In relation to the marking process undertaken, CIT stated that auditions and a written examination for the relevant course were held on 11 and 12 April 2014. CIT stated that the bass guitar audition recordings for all candidates were deleted on 19 April 2014, after the marking process for candidates for the course had been completed. CIT further stated that the recordings of the auditions were deleted in error, and have put safeguards in place to prevent a similar issue from reoccurring in the future.
The position of CIT is that it cannot find any further records relevant to the applicant's FOI request. Although the applicant may not be satisfied with CIT's responses, he has provided no supporting evidence to suggest that other records do, indeed exist. While it is clearly unsatisfactory that the audition recordings were deleted, having considered the submissions of both parties and the measures taken to locate the records sought by the applicant, I am satisfied that CIT has taken all reasonable steps to locate any further records.
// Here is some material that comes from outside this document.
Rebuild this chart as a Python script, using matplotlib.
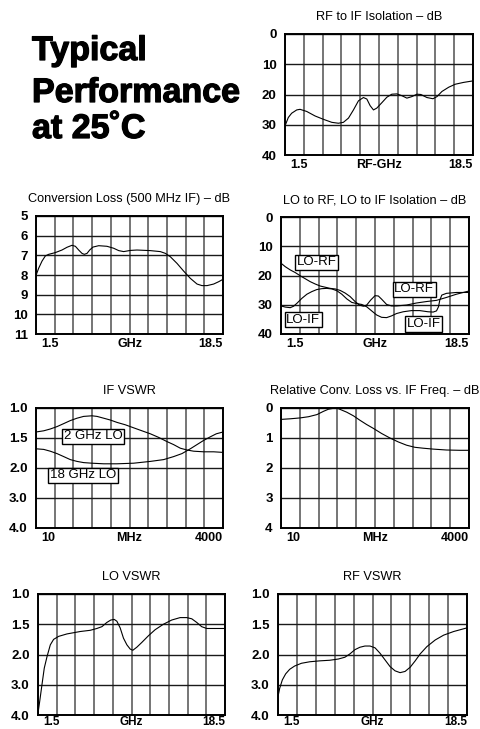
import numpy as np
import matplotlib
matplotlib.use("Agg")
import matplotlib.pyplot as plt
import matplotlib.patheffects as pe

plt.rcParams['font.family'] = ['Liberation Sans', 'DejaVu Sans']

# ---- data ----
rf_if_ghz = [1.5, 1.80, 2.10, 2.56, 2.86, 3.46, 4.22, 4.97, 5.73, 6.33, 6.78, 7.24, 7.69, 8.14, 8.59, 8.90,
             9.20, 9.50, 9.80, 10.26, 10.71, 11.16, 11.62, 12.07, 12.52, 12.97, 13.43, 13.79, 14.33, 14.88,
             15.24, 15.69, 16.30, 16.90, 17.65, 18.5]
rf_if_db = [30.4, 27.6, 26.2, 25.1, 24.9, 25.6, 27.1, 28.2, 29.2, 29.5, 29.2, 27.8, 25.1, 22.1, 21.0, 21.5,
            23.7, 25.1, 24.5, 22.7, 20.9, 19.9, 19.8, 20.4, 21.2, 20.7, 19.9, 20.0, 21.0, 21.4,
            20.7, 19.0, 17.6, 16.6, 16.0, 15.5]

cl_ghz = [1.5, 1.74, 2.05, 2.35, 2.65, 3.26, 3.86, 4.32, 4.77, 5.08, 5.38, 5.68, 5.89, 6.14, 6.38, 6.68,
          7.20, 7.95, 8.56, 9.02, 9.47, 10.08, 10.68, 11.89, 12.80, 13.26, 13.71, 14.32, 14.92, 15.53,
          16.14, 16.59, 17.05, 17.65, 18.11, 18.5]
cl_db = [8.02, 7.66, 7.29, 7.03, 6.95, 6.86, 6.73, 6.59, 6.49, 6.54, 6.73, 6.90, 6.95, 6.90, 6.73, 6.58,
         6.51, 6.54, 6.64, 6.76, 6.81, 6.75, 6.73, 6.76, 6.81, 6.90, 7.07, 7.41, 7.80, 8.17,
         8.46, 8.54, 8.54, 8.46, 8.34, 8.22]

lo_rf_ghz = [1.5, 1.89, 2.34, 2.79, 3.24, 3.69, 4.14, 4.59, 5.04, 5.49, 5.95, 6.40, 6.85, 7.30, 7.75, 8.20,
             8.59, 8.95, 9.25, 9.61, 10.0, 10.30, 10.60, 11.05, 11.50, 11.95, 12.85, 13.75, 14.66, 15.56,
             16.46, 17.36, 18.5]
lo_rf_db = [15.8, 17.0, 18.1, 19.0, 20.1, 21.1, 22.1, 22.9, 23.6, 24.0, 24.4, 24.6, 25.1, 26.0, 27.2, 28.9,
            30.1, 30.5, 30.1, 28.4, 26.9, 27.0, 28.1, 29.9, 30.4, 30.4, 30.1, 29.4, 28.9, 28.5,
            27.5, 26.4, 25.3]

lo_if_ghz = [1.5, 1.89, 2.34, 2.64, 2.94, 3.39, 3.84, 4.29, 4.74, 5.19, 5.64, 6.10, 6.55, 7.00, 7.45, 7.90,
             8.35, 8.80, 9.25, 9.70, 10.15, 10.60, 11.05, 11.50, 11.95, 12.55, 13.30, 14.05, 14.80, 15.26,
             15.56, 15.74, 15.86, 16.04, 16.46, 17.36, 18.5]
lo_if_db = [30.4, 30.8, 31.0, 30.5, 29.5, 27.8, 26.4, 25.5, 24.8, 24.5, 24.4, 24.6, 25.2, 26.4, 28.0, 29.2,
            29.6, 29.9, 30.7, 32.1, 33.5, 34.3, 34.4, 33.8, 33.0, 32.4, 32.0, 32.0, 32.4, 32.5,
            32.1, 30.7, 28.4, 26.7, 26.1, 25.8, 25.8]

if_2g_mhz = [10, 12.8, 15.8, 19.6, 24.3, 30.0, 37.2, 46.0, 60, 70.6, 87.4, 108, 134, 175, 228, 298, 390,
             509, 665, 822, 1018, 1262, 1563, 2153, 2965, 4000]
if_2g_vswr = [1.40, 1.38, 1.35, 1.31, 1.26, 1.21, 1.17, 1.14, 1.13, 1.14, 1.17, 1.20, 1.24, 1.28, 1.33, 1.38, 1.43,
              1.49, 1.56, 1.61, 1.67, 1.70, 1.72, 1.73, 1.73, 1.74]

if_18g_mhz = [10, 12.8, 15.8, 19.6, 24.3, 30.0, 37.2, 46.0, 60, 87.4, 134, 228, 390, 597, 822, 1074, 1403,
              1738, 2153, 2666, 3228, 4000]
if_18g_vswr = [1.68, 1.69, 1.72, 1.76, 1.81, 1.86, 1.89, 1.91, 1.92, 1.93, 1.93, 1.92, 1.89, 1.86, 1.81, 1.76, 1.68,
               1.61, 1.54, 1.48, 1.43, 1.40]

rel_mhz = [10, 13.4, 18.5, 24.1, 31.4, 38.8, 45.4, 53.2, 60.5, 69.4, 81.3, 100.5, 124, 153, 190, 247, 322,
           419, 547, 713, 929, 1274, 1945, 2972, 4000]
rel_db = [0.38, 0.36, 0.33, 0.29, 0.22, 0.11, 0.04, 0.01, 0.01, 0.07, 0.14, 0.26, 0.41, 0.55, 0.68, 0.85, 1.00,
          1.13, 1.24, 1.31, 1.34, 1.37, 1.40, 1.41, 1.41]

lo_vswr_ghz = [1.5, 1.65, 1.86, 2.07, 2.32, 2.62, 2.92, 3.38, 4.13, 5.34, 6.25, 6.85, 7.31, 7.76, 8.12, 8.43,
               8.67, 8.97, 9.27, 9.58, 9.88, 10.12, 10.48, 10.94, 11.54, 12.15, 12.90, 13.66, 14.42, 15.02,
               15.48, 15.93, 16.38, 16.84, 17.59, 18.5]
lo_vswr = [3.94, 3.56, 3.00, 2.45, 2.07, 1.84, 1.75, 1.70, 1.66, 1.62, 1.60, 1.57, 1.54, 1.47, 1.43, 1.42,
           1.45, 1.56, 1.73, 1.84, 1.91, 1.93, 1.88, 1.80, 1.69, 1.59, 1.50, 1.43, 1.39, 1.39,
           1.41, 1.47, 1.54, 1.57, 1.57, 1.57]

rf_vswr_ghz = [1.5, 1.65, 1.89, 2.19, 2.55, 3.0, 3.61, 4.36, 5.26, 6.16, 6.92, 7.52, 7.97, 8.42, 8.87, 9.32,
               9.78, 10.23, 10.68, 11.13, 11.58, 12.03, 12.48, 12.93, 13.39, 13.84, 14.29, 14.89, 15.64,
               16.40, 17.30, 18.5]
rf_vswr = [3.39, 3.12, 2.84, 2.64, 2.49, 2.38, 2.29, 2.24, 2.21, 2.19, 2.15, 2.09, 1.99, 1.92, 1.88, 1.86,
           1.86, 1.89, 1.98, 2.18, 2.40, 2.54, 2.60, 2.56, 2.42, 2.21, 1.99, 1.87, 1.76,
           1.68, 1.62, 1.56]

vswr_ticks = [1.0, 1.5, 2.0, 3.0, 4.0]
vswr_labels = ['1.0', '1.5', '2.0', '3.0', '4.0']
ghz_labels = ['1.5', 'GHz', '18.5']

W, H = 480, 729
fig = plt.figure(figsize=(W / 100, H / 100), dpi=100)


def make_ax(x0, y0, x1, y1):
    # pixel box (top-left origin) -> figure fraction
    return fig.add_axes([x0 / W, 1 - y1 / H, (x1 - x0) / W, (y1 - y0) / H])


def style(ax, title, xlabels, yticks, ylabels, xgrid, logx=False, xfs=9, xoff=-3):
    ax.set_xscale('log' if logx else 'linear')
    ax.set_xlim(xgrid[0], xgrid[-1])
    ax.set_xticks(xgrid)
    ax.set_xticklabels([])
    ax.set_yticks(yticks)
    ax.set_yticklabels(ylabels, fontsize=9.5, fontweight='bold')
    ax.xaxis.set_minor_locator(matplotlib.ticker.NullLocator())
    ax.yaxis.set_minor_locator(matplotlib.ticker.NullLocator())
    ax.tick_params(length=0, pad=6)
    ax.xaxis.grid(True, color='#6a6a6a', lw=1.3)
    ax.yaxis.grid(True, color='#1a1a1a', lw=1.0)
    for s in ax.spines.values():
        s.set_linewidth(1.4)
    ax.annotate(title, (0.5, 1), xycoords='axes fraction', xytext=(0, 12),
                textcoords='offset points', ha='center', va='center', fontsize=9.2)
    for xf, ha, lab in zip([0.03, 0.5, 1.0], ['left', 'center', 'right'], xlabels):
        ax.annotate(lab, (xf, 0), xycoords='axes fraction', xytext=(0, xoff),
                    textcoords='offset points', ha=ha, va='top',
                    fontsize=xfs, fontweight='bold')


def label_box(ax, x, y, s):
    ax.text(x, y, s, ha='center', va='center', fontsize=9.5,
            bbox=dict(boxstyle='square,pad=0.12', fc='white', ec='black', lw=1.0))


def vswr_fwd(v):
    return np.interp(v, vswr_ticks, [0, 1, 2, 3, 4])


def vswr_inv(p):
    return np.interp(p, [0, 1, 2, 3, 4], vswr_ticks)


ghz_grid = np.linspace(1.5, 18.5, 11)
mhz_grid = np.geomspace(10, 4000, 11)

# title block
for yy, line in zip([60, 102, 138], ['Typical', 'Performance', 'at 25˚C']):
    fig.text(32 / W, 1 - yy / H, line, fontsize=24.5, fontweight='bold',
             va='baseline', ha='left',
             path_effects=[pe.withStroke(linewidth=0.9, foreground='black')])

# RF to IF isolation
ax = make_ax(285, 34, 473, 155)
ax.plot(rf_if_ghz, rf_if_db, color='black', lw=0.8)
style(ax, 'RF to IF Isolation – dB', ['1.5', 'RF-GHz', '18.5'],
      [0, 10, 20, 30, 40], ['0', '10', '20', '30', '40'], ghz_grid)
ax.set_ylim(40, 0)

# Conversion loss
ax = make_ax(36, 216, 223, 334)
ax.plot(cl_ghz, cl_db, color='black', lw=0.8)
style(ax, 'Conversion Loss (500 MHz IF) – dB', ghz_labels,
      list(range(5, 12)), [str(v) for v in range(5, 12)], ghz_grid)
ax.set_ylim(11, 5)

# LO to RF, LO to IF isolation
ax = make_ax(281, 217, 469, 334)
ax.plot(lo_rf_ghz, lo_rf_db, color='black', lw=0.8)
ax.plot(lo_if_ghz, lo_if_db, color='black', lw=0.8)
style(ax, 'LO to RF, LO to IF Isolation – dB', ghz_labels,
      [0, 10, 20, 30, 40], ['0', '10', '20', '30', '40'], ghz_grid)
ax.set_ylim(40, 0)
label_box(ax, 4.7, 15.5, 'LO-RF')
label_box(ax, 13.55, 24.7, 'LO-RF')
label_box(ax, 3.5, 35.1, 'LO-IF')
label_box(ax, 14.4, 36.6, 'LO-IF')

# IF VSWR
ax = make_ax(36, 408, 223, 528)
ax.set_yscale('function', functions=(vswr_fwd, vswr_inv))
ax.plot(if_2g_mhz, if_2g_vswr, color='black', lw=0.8)
ax.plot(if_18g_mhz, if_18g_vswr, color='black', lw=0.8)
style(ax, 'IF VSWR', ['10', 'MHz', '4000'], vswr_ticks, vswr_labels,
      mhz_grid, logx=True)
ax.set_ylim(4.0, 1.0)
label_box(ax, 62, 1.47, '2 GHz LO')
label_box(ax, 45, 2.24, '18 GHz LO')

# Relative conversion loss vs IF freq
ax = make_ax(281, 408, 469, 528)
ax.plot(rel_mhz, rel_db, color='black', lw=0.8)
style(ax, 'Relative Conv. Loss vs. IF Freq. – dB', ['10', 'MHz', '4000'],
      [0, 1, 2, 3, 4], ['0', '1', '2', '3', '4'], mhz_grid, logx=True)
ax.set_ylim(4, 0)

# LO VSWR
ax = make_ax(38, 594, 225, 715)
ax.set_yscale('function', functions=(vswr_fwd, vswr_inv))
ax.plot(lo_vswr_ghz, lo_vswr, color='black', lw=0.8)
style(ax, 'LO VSWR', ghz_labels, vswr_ticks, vswr_labels, ghz_grid,
      xfs=8.5, xoff=-0.5)
ax.set_ylim(4.0, 1.0)

# RF VSWR
ax = make_ax(278, 594, 467, 715)
ax.set_yscale('function', functions=(vswr_fwd, vswr_inv))
ax.plot(rf_vswr_ghz, rf_vswr, color='black', lw=0.8)
style(ax, 'RF VSWR', ghz_labels, vswr_ticks, vswr_labels, ghz_grid,
      xfs=8.5, xoff=-0.5)
ax.set_ylim(4.0, 1.0)

fig.savefig('out.png', dpi=100)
I find, therefore, that CIT's decision to refuse the applicant's request for further relevant records under section 15(1)(a) of the FOI Act was justified.
Having carried out a review under section 22(2) of the FOI Act, I hereby affirm the decision of CIT to refuse access to further records under section 15(1)(a) of the FOI Act, on the basis that they do not exist or cannot be found.
A party to a review, or any other person affected by a decision of the Information Commissioner following a review, may appeal to the High Court on a point of law arising from the decision. Such an appeal must be initiated not later than four weeks after notice of the decision was given to the person bringing the appeal.